» **PROBLEM STATEMENT**: Tally the lines of the listing that contain the string "chart". Give the number and nothing else.
INFORMATION SUPPLIED start
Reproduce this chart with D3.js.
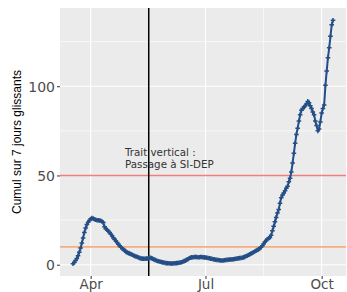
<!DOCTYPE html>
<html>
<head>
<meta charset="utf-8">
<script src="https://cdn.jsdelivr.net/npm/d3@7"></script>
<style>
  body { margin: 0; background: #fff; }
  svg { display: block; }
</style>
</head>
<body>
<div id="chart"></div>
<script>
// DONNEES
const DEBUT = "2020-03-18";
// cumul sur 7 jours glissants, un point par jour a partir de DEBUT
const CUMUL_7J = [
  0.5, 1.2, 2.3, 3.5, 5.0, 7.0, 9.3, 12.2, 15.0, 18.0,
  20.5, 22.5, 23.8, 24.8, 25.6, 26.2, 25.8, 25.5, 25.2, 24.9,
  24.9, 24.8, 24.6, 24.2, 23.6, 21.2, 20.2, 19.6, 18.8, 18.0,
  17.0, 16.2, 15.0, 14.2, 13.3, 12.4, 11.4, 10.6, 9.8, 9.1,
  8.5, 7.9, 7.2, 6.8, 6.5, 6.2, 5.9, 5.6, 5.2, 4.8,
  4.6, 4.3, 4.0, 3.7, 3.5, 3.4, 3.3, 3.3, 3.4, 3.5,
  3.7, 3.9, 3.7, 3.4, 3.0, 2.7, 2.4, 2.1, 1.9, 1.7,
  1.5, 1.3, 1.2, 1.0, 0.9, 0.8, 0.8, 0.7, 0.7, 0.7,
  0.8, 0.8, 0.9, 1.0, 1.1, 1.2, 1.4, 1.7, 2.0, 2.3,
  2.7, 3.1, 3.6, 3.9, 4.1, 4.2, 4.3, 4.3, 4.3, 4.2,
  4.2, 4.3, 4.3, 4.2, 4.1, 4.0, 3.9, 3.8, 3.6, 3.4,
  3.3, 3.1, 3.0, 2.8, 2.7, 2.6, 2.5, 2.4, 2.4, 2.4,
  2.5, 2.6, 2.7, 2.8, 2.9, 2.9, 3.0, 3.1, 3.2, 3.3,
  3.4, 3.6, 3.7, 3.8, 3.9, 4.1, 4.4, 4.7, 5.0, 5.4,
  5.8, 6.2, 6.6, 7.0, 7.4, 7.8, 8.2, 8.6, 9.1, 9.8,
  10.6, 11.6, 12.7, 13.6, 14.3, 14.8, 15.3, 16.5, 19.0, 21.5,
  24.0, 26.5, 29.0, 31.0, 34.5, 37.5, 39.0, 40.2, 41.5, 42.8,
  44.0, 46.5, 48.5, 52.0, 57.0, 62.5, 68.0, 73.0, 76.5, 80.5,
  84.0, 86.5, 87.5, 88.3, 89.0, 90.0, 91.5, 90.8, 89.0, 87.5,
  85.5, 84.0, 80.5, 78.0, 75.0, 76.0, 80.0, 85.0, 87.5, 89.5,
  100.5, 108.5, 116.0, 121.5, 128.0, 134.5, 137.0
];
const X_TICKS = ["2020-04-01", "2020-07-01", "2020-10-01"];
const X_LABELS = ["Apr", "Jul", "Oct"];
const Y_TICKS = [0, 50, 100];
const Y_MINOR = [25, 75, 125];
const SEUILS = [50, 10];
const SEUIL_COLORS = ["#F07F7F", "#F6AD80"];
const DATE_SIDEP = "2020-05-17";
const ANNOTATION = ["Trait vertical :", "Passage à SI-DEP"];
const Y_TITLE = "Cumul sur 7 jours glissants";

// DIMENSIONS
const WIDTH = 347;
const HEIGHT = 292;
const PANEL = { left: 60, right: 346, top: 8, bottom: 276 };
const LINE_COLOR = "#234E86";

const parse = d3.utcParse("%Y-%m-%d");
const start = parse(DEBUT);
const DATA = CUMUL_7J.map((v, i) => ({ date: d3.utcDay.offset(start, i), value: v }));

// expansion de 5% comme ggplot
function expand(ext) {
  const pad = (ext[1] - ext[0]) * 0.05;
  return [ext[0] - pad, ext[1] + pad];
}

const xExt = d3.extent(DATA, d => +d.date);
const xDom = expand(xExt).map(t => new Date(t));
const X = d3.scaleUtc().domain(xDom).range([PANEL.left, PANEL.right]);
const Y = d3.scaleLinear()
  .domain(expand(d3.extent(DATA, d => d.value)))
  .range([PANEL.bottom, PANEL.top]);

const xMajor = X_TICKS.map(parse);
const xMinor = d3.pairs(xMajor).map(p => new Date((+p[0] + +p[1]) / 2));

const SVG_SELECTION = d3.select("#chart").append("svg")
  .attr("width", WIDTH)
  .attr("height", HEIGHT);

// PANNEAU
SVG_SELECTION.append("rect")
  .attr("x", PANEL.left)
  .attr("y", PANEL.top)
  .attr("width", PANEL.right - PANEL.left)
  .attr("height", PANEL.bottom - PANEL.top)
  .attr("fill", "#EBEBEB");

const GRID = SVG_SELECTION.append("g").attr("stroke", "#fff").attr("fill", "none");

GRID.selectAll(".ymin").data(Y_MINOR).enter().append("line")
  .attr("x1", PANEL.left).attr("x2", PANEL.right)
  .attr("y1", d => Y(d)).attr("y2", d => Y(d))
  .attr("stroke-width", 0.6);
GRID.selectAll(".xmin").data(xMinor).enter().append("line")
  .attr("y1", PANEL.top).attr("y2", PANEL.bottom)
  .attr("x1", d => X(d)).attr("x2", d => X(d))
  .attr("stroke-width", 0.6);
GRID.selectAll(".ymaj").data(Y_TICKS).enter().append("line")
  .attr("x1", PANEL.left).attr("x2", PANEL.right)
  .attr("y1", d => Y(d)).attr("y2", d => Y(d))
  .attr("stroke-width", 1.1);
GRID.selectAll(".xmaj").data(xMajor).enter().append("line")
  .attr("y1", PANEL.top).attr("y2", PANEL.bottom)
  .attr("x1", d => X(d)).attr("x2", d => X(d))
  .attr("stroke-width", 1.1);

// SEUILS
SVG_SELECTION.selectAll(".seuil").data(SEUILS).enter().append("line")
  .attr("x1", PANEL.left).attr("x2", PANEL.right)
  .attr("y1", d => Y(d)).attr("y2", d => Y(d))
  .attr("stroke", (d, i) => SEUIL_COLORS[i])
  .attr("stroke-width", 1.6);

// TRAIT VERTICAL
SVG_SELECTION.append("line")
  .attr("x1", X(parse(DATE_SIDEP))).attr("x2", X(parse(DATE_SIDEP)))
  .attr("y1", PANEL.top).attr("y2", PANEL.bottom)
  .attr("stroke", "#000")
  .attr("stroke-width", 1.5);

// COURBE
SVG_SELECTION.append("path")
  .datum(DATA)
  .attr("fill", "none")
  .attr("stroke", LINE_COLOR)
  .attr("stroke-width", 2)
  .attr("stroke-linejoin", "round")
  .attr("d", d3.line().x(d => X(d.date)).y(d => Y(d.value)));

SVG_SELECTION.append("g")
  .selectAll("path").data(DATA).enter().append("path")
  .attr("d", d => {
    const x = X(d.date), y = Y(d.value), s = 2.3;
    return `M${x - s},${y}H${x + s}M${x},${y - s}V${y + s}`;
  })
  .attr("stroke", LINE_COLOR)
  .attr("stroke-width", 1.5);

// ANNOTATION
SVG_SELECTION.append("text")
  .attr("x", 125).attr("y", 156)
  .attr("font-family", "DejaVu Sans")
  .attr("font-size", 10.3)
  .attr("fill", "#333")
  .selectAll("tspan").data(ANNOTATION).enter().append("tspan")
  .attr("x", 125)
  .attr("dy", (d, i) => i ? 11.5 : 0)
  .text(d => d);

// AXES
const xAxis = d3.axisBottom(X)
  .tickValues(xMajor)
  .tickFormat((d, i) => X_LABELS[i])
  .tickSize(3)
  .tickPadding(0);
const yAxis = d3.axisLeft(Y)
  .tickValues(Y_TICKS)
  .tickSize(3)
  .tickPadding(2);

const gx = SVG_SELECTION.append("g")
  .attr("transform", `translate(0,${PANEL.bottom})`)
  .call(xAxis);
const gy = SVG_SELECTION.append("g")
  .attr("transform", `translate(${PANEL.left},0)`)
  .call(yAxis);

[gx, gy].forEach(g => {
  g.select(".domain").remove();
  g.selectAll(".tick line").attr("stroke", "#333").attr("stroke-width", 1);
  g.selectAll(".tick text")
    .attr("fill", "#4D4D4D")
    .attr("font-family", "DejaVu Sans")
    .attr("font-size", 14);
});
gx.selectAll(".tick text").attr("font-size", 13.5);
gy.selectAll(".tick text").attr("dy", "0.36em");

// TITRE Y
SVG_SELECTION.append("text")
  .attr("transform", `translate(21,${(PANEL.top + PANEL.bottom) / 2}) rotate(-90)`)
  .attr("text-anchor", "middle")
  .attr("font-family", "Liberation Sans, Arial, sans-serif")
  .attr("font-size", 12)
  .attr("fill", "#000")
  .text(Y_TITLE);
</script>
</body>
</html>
INFORMATION SUPPLIED end
» **RESULT OF THIS TASK**: 3